Mitsuha’s Descendant Memory: The Role of Ancestral Spirits
Mitsuha’s lineage is steeped in the duty of interceding with the spirit world. Her grandmother Hitoha speaks of the family’s ability to occasionally slip into another’s body, hinting that the phenomenon is hereditary and tied to their shrine service. This points to the Shinto belief in ancestral spirits watching over the living. The Miyamizu women are not ordinary characters; they are channels, bridging the human community and the kami of the land. The sacred ceremony that once seemed outdated to Mitsuha becomes her salvation when the old rituals, passed down from ancestors, provide the spiritual technology needed to rewrite fate. The film gently insists that ancestral wisdom is a guide rope into the ethereal, and modernity ignores it at its peril.
The Cinematic Language of the Unseen
Shinkai’s direction uses visual and auditory cues to convey the spirit world without explicit exposition. The recurring motif of the braided cord—shot in extreme close-up, glowing with shifting colors—becomes a character in its own right. It represents the flow of time, the red string of fate that appears in East Asian folklore, and the intertwining of Mitsuha and Taki’s souls across disparate timelines. When Mitsuha gives Taki her cord in a moment of delicate intimacy, the action reverberates three years into the past, suggesting that objects can act as spiritual anchors that transcend temporal order. The film’s score by Radwimps, with songs like “Zen Zen Zense” and “Nandemonaiya,” uses lyrics that echo the confusion and longing of spirits unable to fully manifest, amplifying the ethereal tone.
Shinkai also plays with subjective reality. The repeated scenes of characters reaching out toward a blinding light, or Taki running through Itomori’s crater under shifting skies, mimic the dreamlike state of borderline consciousness. This is world-building through atmosphere: the audience is made to feel that just beyond the visible frame, the spirit world presses close. The choice to render the comet’s impact with a silent, almost serene explosion of light instead of a harsh detonation further underscores the spiritual perspective—destruction is not noise and fury, but a transition, a release of spirits back into the greater flow of nature.
Musubi: The Philosophy of Tied Threads
The grandmother’s teaching about musubi is the philosophical core of the film. She explains that tying thread is called musubi, that connecting people is musubi, that the flow of time is musubi—and that the deity of that land operates under the same principle. In Shinto, musubi refers to the mystical power of creation and harmonious binding. This single concept unifies the narrative’s fragmented threads: the braided cords, the body-swapping, the sake, and even the comet’s trajectory. For the audience, musubi becomes an invitation to view reality not as a sequence of isolated events but as a living web where every touch, every prayer, and every name spoken out loud ripples through the unseen world.

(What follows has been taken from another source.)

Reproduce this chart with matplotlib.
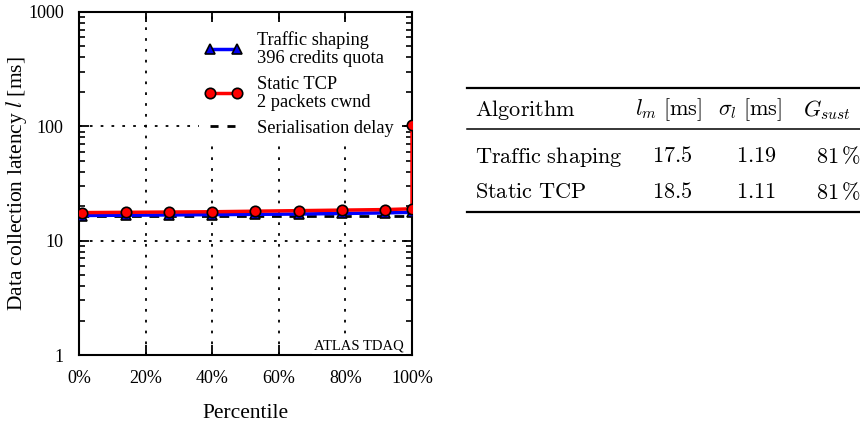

When Taki drinks the kuchikamizake and sees Mitsuha’s life from birth—a rapid-fire montage of memory, pain, and love—he experiences musubi firsthand. The film visualizes this as a stream of luminous threads, a river of consciousness connecting the stars, the earth, and the womb. This sequence is a near-perfect artistic representation of the spirit world: an interconnected flux of existence where nothing is truly lost and every life is a knot in the cosmic braid. It’s a vision that aligns remarkably with modern ecological and philosophical ideas of interdependence, dressed in the poetic language of animism.
Reweaving Fate: The Spirit World as Redemptive Force
A central question the film poses is whether the spirit world can intervene to alter a pre-written catastrophe. In Your Name, the answer is a cautious, effortful yes—but only when the living exert agency. Taki does not simply pray for a miracle; he journeys to the sacred mountain, consumes a part of Mitsuha’s spirit, and pleads with her across the twilight boundary. Mitsuha, in turn, must convince her father and save her town using her own voice and legs. The ancestral spirits provide the crack in fate, but human hands must push it open. This partnership between living will and spiritual legacy reflects a dynamic Shinto ethos: humans are not passive recipients of divine will but co-creators who can honor kami and ancestors by acting with sincerity and courage.

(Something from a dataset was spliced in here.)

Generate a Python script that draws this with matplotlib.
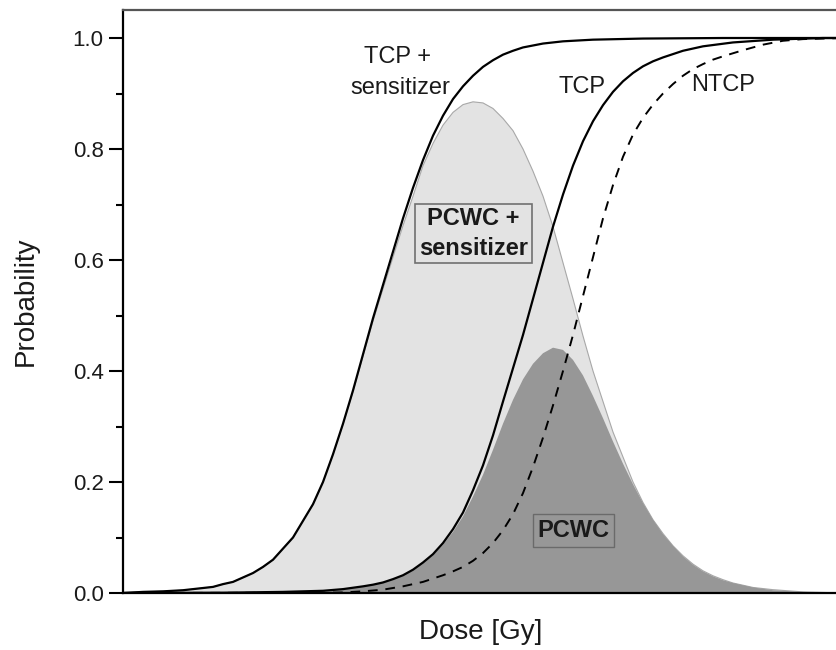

The rewriting of history also introduces the idea that timelines can coexist as parallel spiritual realities. After Itomori is saved, Taki and Mitsuha lose conscious memory of each other but retain an inexplicable yearning. Their eventual reunion on a Tokyo staircase—years later, in a world where the disaster never occurred—is preceded by a mutual recognition they cannot articulate. Here the spirit world works subtextually: their bodies, their spirits, remember the bond even if their minds never will. In the closing frames, as they simultaneously ask for each other’s names, the film suggests that the act of naming is a sacred re-encounter, a reaffirmation of musubi that defies the entropy of forgetfulness.
Cultural Resonance and Global Reflections
Your Name struck a chord internationally not because audiences fully understood Shinto cosmology, but because the longing for connection beyond the visible is universal. The film’s success—surpassing Spirited Away as the highest-grossing anime film at the time—showed that spiritual themes, when rendered with emotional authenticity, can transcend cultural boundaries. A review in The Japan Times praised its “worldview that combines traditional animism with a contemporary emotional rush.” Meanwhile, scholars have examined how the film repackages folk spirituality for a generation increasingly disconnected from rural traditions, offering a kind of nostalgic re-enchantment.
In an age of digital communication, where interactions often feel thin and replaceable, Your Name posits that the most meaningful connections are those that resonate at a soul level—even if they remain forever half-remembered. The film’s portrayal of the spirit world is not escapist fantasy but a metaphorical reminder that our lives are shaped by invisible currents: the kindness of a stranger who once saved us, the legacy of ancestors whose choices ripple into now, and the unspoken connections that make separation feel like a wound. This ethereal vantage point, rooted in Shinto, offers a rich counter-narrative to a purely materialist view of existence.
Embracing the Unseen Ties
Makoto Shinkai’s Your Name endures because it dares to treat the spirit world not as a distant mystery but as the very fabric of everyday life. Through body-swapping, sacred sake, braided cords, and the celestial arc of a comet, the film sketches a universe where every soul is inextricably tied to others, even across time’s chasm. It encourages us to pay attention to sudden emotions, to the tug of places we’ve never been, and to the faces we feel we should recognize. In a world that often equates reality only with what can be measured, Your Name whispers that the most real things might be the invisible threads we feel but cannot see.
As viewers step away from the screen, the question lingers: what spirits, memories, and names are woven into our own cords? The film leaves us with a quiet, defiant hope—that love, once truly felt, becomes a permanent feature of the spiritual landscape, waiting to be rediscovered when the hour of twilight comes again and the boundary between worlds thins.